-------- Records provided --------

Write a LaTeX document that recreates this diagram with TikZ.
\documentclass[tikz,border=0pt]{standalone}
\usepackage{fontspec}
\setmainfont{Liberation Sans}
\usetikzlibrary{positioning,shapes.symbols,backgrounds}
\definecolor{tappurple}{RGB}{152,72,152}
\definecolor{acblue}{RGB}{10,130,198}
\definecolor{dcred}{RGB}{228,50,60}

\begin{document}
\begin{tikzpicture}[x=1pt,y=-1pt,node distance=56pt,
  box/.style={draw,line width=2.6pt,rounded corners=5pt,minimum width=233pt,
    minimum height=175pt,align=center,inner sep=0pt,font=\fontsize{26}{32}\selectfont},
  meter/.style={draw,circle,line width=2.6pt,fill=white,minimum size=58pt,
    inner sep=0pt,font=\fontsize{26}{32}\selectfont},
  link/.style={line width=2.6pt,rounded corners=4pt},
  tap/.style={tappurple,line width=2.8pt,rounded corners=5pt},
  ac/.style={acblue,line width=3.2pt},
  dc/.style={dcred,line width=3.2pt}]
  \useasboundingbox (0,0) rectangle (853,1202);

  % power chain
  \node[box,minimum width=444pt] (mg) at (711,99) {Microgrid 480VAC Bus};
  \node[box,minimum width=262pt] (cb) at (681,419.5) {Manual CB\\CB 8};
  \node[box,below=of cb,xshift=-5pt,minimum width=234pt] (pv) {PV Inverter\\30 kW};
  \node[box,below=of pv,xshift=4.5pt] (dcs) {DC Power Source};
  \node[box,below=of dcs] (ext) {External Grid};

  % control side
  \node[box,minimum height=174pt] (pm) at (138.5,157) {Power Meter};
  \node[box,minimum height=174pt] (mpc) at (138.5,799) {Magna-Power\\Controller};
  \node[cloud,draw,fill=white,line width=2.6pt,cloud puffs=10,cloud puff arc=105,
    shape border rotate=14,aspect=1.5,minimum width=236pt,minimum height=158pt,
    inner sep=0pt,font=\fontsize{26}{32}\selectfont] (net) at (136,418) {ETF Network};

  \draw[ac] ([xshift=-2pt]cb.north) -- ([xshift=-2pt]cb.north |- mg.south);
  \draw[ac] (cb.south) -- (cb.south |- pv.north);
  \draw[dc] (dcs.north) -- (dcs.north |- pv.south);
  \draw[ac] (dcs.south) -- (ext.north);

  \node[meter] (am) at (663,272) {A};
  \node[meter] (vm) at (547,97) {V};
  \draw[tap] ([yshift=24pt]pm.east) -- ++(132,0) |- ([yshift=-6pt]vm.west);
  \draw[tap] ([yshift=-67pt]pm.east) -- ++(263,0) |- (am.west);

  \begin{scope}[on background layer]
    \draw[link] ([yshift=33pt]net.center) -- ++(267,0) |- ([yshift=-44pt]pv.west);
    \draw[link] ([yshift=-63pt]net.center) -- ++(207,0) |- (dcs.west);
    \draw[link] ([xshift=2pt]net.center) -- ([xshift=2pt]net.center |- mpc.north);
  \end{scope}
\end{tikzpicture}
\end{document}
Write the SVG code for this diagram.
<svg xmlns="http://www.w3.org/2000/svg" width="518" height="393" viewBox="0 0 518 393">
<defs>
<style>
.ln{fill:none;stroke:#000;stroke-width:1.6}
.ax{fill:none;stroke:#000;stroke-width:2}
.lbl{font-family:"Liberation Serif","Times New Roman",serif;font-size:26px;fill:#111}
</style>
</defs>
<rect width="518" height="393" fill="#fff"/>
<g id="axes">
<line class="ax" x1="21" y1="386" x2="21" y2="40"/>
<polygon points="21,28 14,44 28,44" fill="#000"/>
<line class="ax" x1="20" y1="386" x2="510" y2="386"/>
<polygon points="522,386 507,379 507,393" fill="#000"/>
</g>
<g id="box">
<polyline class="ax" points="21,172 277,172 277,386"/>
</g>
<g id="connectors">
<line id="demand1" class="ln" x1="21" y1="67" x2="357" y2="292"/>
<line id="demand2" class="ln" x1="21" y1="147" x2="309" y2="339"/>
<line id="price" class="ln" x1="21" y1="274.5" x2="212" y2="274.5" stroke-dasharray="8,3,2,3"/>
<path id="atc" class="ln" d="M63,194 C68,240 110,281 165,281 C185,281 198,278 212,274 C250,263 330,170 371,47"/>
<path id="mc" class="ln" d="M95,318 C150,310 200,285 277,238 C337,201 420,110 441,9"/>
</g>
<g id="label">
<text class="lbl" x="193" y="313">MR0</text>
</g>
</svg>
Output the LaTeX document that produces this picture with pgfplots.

--------

**Directions for this task:** Repeat the lines above exactly.

**The response:**
Write a LaTeX document that recreates this diagram with TikZ.
\documentclass[tikz,border=0pt]{standalone}
\usepackage{fontspec}
\setmainfont{Liberation Sans}
\usetikzlibrary{positioning,shapes.symbols,backgrounds}
\definecolor{tappurple}{RGB}{152,72,152}
\definecolor{acblue}{RGB}{10,130,198}
\definecolor{dcred}{RGB}{228,50,60}

\begin{document}
\begin{tikzpicture}[x=1pt,y=-1pt,node distance=56pt,
  box/.style={draw,line width=2.6pt,rounded corners=5pt,minimum width=233pt,
    minimum height=175pt,align=center,inner sep=0pt,font=\fontsize{26}{32}\selectfont},
  meter/.style={draw,circle,line width=2.6pt,fill=white,minimum size=58pt,
    inner sep=0pt,font=\fontsize{26}{32}\selectfont},
  link/.style={line width=2.6pt,rounded corners=4pt},
  tap/.style={tappurple,line width=2.8pt,rounded corners=5pt},
  ac/.style={acblue,line width=3.2pt},
  dc/.style={dcred,line width=3.2pt}]
  \useasboundingbox (0,0) rectangle (853,1202);

  % power chain
  \node[box,minimum width=444pt] (mg) at (711,99) {Microgrid 480VAC Bus};
  \node[box,minimum width=262pt] (cb) at (681,419.5) {Manual CB\\CB 8};
  \node[box,below=of cb,xshift=-5pt,minimum width=234pt] (pv) {PV Inverter\\30 kW};
  \node[box,below=of pv,xshift=4.5pt] (dcs) {DC Power Source};
  \node[box,below=of dcs] (ext) {External Grid};

  % control side
  \node[box,minimum height=174pt] (pm) at (138.5,157) {Power Meter};
  \node[box,minimum height=174pt] (mpc) at (138.5,799) {Magna-Power\\Controller};
  \node[cloud,draw,fill=white,line width=2.6pt,cloud puffs=10,cloud puff arc=105,
    shape border rotate=14,aspect=1.5,minimum width=236pt,minimum height=158pt,
    inner sep=0pt,font=\fontsize{26}{32}\selectfont] (net) at (136,418) {ETF Network};

  \draw[ac] ([xshift=-2pt]cb.north) -- ([xshift=-2pt]cb.north |- mg.south);
  \draw[ac] (cb.south) -- (cb.south |- pv.north);
  \draw[dc] (dcs.north) -- (dcs.north |- pv.south);
  \draw[ac] (dcs.south) -- (ext.north);

  \node[meter] (am) at (663,272) {A};
  \node[meter] (vm) at (547,97) {V};
  \draw[tap] ([yshift=24pt]pm.east) -- ++(132,0) |- ([yshift=-6pt]vm.west);
  \draw[tap] ([yshift=-67pt]pm.east) -- ++(263,0) |- (am.west);

  \begin{scope}[on background layer]
    \draw[link] ([yshift=33pt]net.center) -- ++(267,0) |- ([yshift=-44pt]pv.west);
    \draw[link] ([yshift=-63pt]net.center) -- ++(207,0) |- (dcs.west);
    \draw[link] ([xshift=2pt]net.center) -- ([xshift=2pt]net.center |- mpc.north);
  \end{scope}
\end{tikzpicture}
\end{document}
Write the SVG code for this diagram.
<svg xmlns="http://www.w3.org/2000/svg" width="518" height="393" viewBox="0 0 518 393">
<defs>
<style>
.ln{fill:none;stroke:#000;stroke-width:1.6}
.ax{fill:none;stroke:#000;stroke-width:2}
.lbl{font-family:"Liberation Serif","Times New Roman",serif;font-size:26px;fill:#111}
</style>
</defs>
<rect width="518" height="393" fill="#fff"/>
<g id="axes">
<line class="ax" x1="21" y1="386" x2="21" y2="40"/>
<polygon points="21,28 14,44 28,44" fill="#000"/>
<line class="ax" x1="20" y1="386" x2="510" y2="386"/>
<polygon points="522,386 507,379 507,393" fill="#000"/>
</g>
<g id="box">
<polyline class="ax" points="21,172 277,172 277,386"/>
</g>
<g id="connectors">
<line id="demand1" class="ln" x1="21" y1="67" x2="357" y2="292"/>
<line id="demand2" class="ln" x1="21" y1="147" x2="309" y2="339"/>
<line id="price" class="ln" x1="21" y1="274.5" x2="212" y2="274.5" stroke-dasharray="8,3,2,3"/>
<path id="atc" class="ln" d="M63,194 C68,240 110,281 165,281 C185,281 198,278 212,274 C250,263 330,170 371,47"/>
<path id="mc" class="ln" d="M95,318 C150,310 200,285 277,238 C337,201 420,110 441,9"/>
</g>
<g id="label">
<text class="lbl" x="193" y="313">MR0</text>
</g>
</svg>
Output the LaTeX document that produces this picture with pgfplots.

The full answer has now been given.